When I first started to learn to rock climb in 2005, I started noticing rock walls whilst driving around that I had never noticed before……and thought, could I climb that?
When I first started making cheese in 2008 and loved it so much that I decided I needed a sheep (BAAAAD idea!) and then later mini goats, I started noticing unused grassy fields everywhere………and I thought, could I just take my animals there to graze?
Long before those things though, in 1992 my high school art teacher, Mrs. Rahn, taught me to practice painting and drawing by noticing. She told me to practice “seeing” negative space, to observe values and colors and think about how I would mix them. I spend just as much time painting without paint as I do with paint. Careful observation becomes a meditative habit, and can be a great way to log more of those 10.000 hours we need to get to mastery.

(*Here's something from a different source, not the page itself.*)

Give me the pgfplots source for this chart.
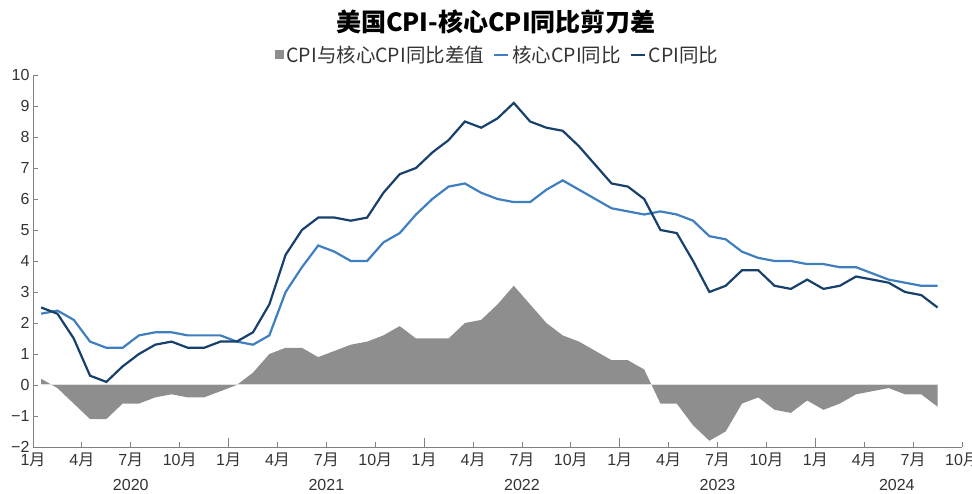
\documentclass[border=0pt]{standalone}
\usepackage{fontspec}
\setmainfont{Liberation Sans}
\newfontfamily\cjk{Noto Sans CJK SC}
\usepackage{pgfplots}
\pgfplotsset{compat=1.18}
\usepackage{pgfplotstable}

\definecolor{cpi}{HTML}{17406C}
\definecolor{core}{HTML}{3F7FBF}
\definecolor{diff}{HTML}{8E8E8E}
\definecolor{axisgray}{HTML}{808080}
\newcommand\m[1]{#1{\cjk 月}}

\pgfplotstableread{
x cpi core diff
0.5 2.5 2.3 0.2
1.5 2.3 2.4 -0.1
2.5 1.5 2.1 -0.6
3.5 0.3 1.4 -1.1
4.5 0.1 1.2 -1.1
5.5 0.6 1.2 -0.6
6.5 1.0 1.6 -0.6
7.5 1.3 1.7 -0.4
8.5 1.4 1.7 -0.3
9.5 1.2 1.6 -0.4
10.5 1.2 1.6 -0.4
11.5 1.4 1.6 -0.2
12.5 1.4 1.4 0.0
13.5 1.7 1.3 0.4
14.5 2.6 1.6 1.0
15.5 4.2 3.0 1.2
16.5 5.0 3.8 1.2
17.5 5.4 4.5 0.9
18.5 5.4 4.3 1.1
19.5 5.3 4.0 1.3
20.5 5.4 4.0 1.4
21.5 6.2 4.6 1.6
22.5 6.8 4.9 1.9
23.5 7.0 5.5 1.5
24.5 7.5 6.0 1.5
25.5 7.9 6.4 1.5
26.5 8.5 6.5 2.0
27.5 8.3 6.2 2.1
28.5 8.6 6.0 2.6
29.5 9.1 5.9 3.2
30.5 8.5 5.9 2.6
31.5 8.3 6.3 2.0
32.5 8.2 6.6 1.6
33.5 7.7 6.3 1.4
34.5 7.1 6.0 1.1
35.5 6.5 5.7 0.8
36.5 6.4 5.6 0.8
37.5 6.0 5.5 0.5
38.5 5.0 5.6 -0.6
39.5 4.9 5.5 -0.6
40.5 4.0 5.3 -1.3
41.5 3.0 4.8 -1.8
42.5 3.2 4.7 -1.5
43.5 3.7 4.3 -0.6
44.5 3.7 4.1 -0.4
45.5 3.2 4.0 -0.8
46.5 3.1 4.0 -0.9
47.5 3.4 3.9 -0.5
48.5 3.1 3.9 -0.8
49.5 3.2 3.8 -0.6
50.5 3.5 3.8 -0.3
51.5 3.4 3.6 -0.2
52.5 3.3 3.4 -0.1
53.5 3.0 3.3 -0.3
54.5 2.9 3.2 -0.3
55.5 2.5 3.2 -0.7
}\data

\begin{document}
\begin{tikzpicture}
\begin{axis}[
  at={(0,0)}, anchor=south west,
  scale only axis, width=929pt, height=372pt,
  xmin=0, xmax=57, ymin=-2, ymax=10,
  axis x line=bottom, axis y line=left,
  axis line style={-, draw=axisgray, line width=0.8pt},
  tick align=inside,
  tick style={draw=axisgray, line width=0.8pt},
  major tick length=5pt,
  xtick={0,3,...,57},
  xticklabels={\m1,\m4,\m7,\m{10},\m1,\m4,\m7,\m{10},\m1,\m4,\m7,\m{10},\m1,\m4,\m7,\m{10},\m1,\m4,\m7,\m{10}},
  extra x ticks={0,12,24,36,48},
  extra x tick labels={},
  extra x tick style={major tick length=9pt},
  ytick={-2,-1,...,10},
  yticklabels={−2,−1,0,1,2,3,4,5,6,7,8,9,10},
  ticklabel style={font=\fontsize{16}{16}\selectfont, text=black!80},
  xticklabel style={yshift=-2pt},
  legend columns=3,
  legend cell align=left,
  legend style={at={(0.5,1.054)}, anchor=center, draw=none, fill=none,
    font=\cjk\fontsize{19.5}{19.5}\selectfont, text=black!80,
    /tikz/every even column/.append style={column sep=7pt},
    /tikz/every odd column/.append style={column sep=1pt}},
  legend image code/.code={\draw[#1] (0pt,0pt) -- (14pt,0pt);},
  clip=false,
]
\addplot[fill=diff, draw=none, area legend,
  legend image code/.code={\fill[diff] (3pt,-4.5pt) rectangle (12pt,4.5pt);}]
  table[x=x,y=diff]{\data} \closedcycle;
\addlegendentry{CPI与核心CPI同比差值}
\addplot[forget plot, draw=white!75!gray, line width=1pt] coordinates {(0.5,0) (55.5,0)};
\addplot[core, line width=2.2pt] table[x=x,y=core]{\data};
\addlegendentry{核心CPI同比}
\addplot[cpi, line width=2.2pt] table[x=x,y=cpi]{\data};
\addlegendentry{CPI同比}
\node[font=\fontsize{16}{16}\selectfont, text=black!80] at (axis cs:6,-2) [yshift=-38pt] {2020};
\node[font=\fontsize{16}{16}\selectfont, text=black!80] at (axis cs:18,-2) [yshift=-38pt] {2021};
\node[font=\fontsize{16}{16}\selectfont, text=black!80] at (axis cs:30,-2) [yshift=-38pt] {2022};
\node[font=\fontsize{16}{16}\selectfont, text=black!80] at (axis cs:42,-2) [yshift=-38pt] {2023};
\node[font=\fontsize{16}{16}\selectfont, text=black!80] at (axis cs:53,-2) [yshift=-38pt] {2024};
\end{axis}
\node[font=\cjk\bfseries\fontsize{25}{25}\selectfont] at (463pt,425pt) {美国CPI-核心CPI同比剪刀差};
\pgfresetboundingbox
\path[use as bounding box] (-33pt,-47pt) rectangle (939pt,447pt);
\end{tikzpicture}
\end{document}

It’s free and easy to start. I do this in the car, but also just enjoying others’ company while I’m thinking about the quality of the light on different parts of their faces (It’s best not to tell them this, I find!). Of course, I also do this in the planning stage of each painting. I’m doing my best work when I look very lost, and there might even be some drool starting. Thankfully, that level of concentration doesn’t happen unless I’m alone.
What is your most challenging concept in painting? Color? Quality of light? Getting the values of forms right? The shapes of common objects? Atmospheric perspective? How will you use observation to paint without paint to help overcome that challenge? What things do you look at and think….could I paint that?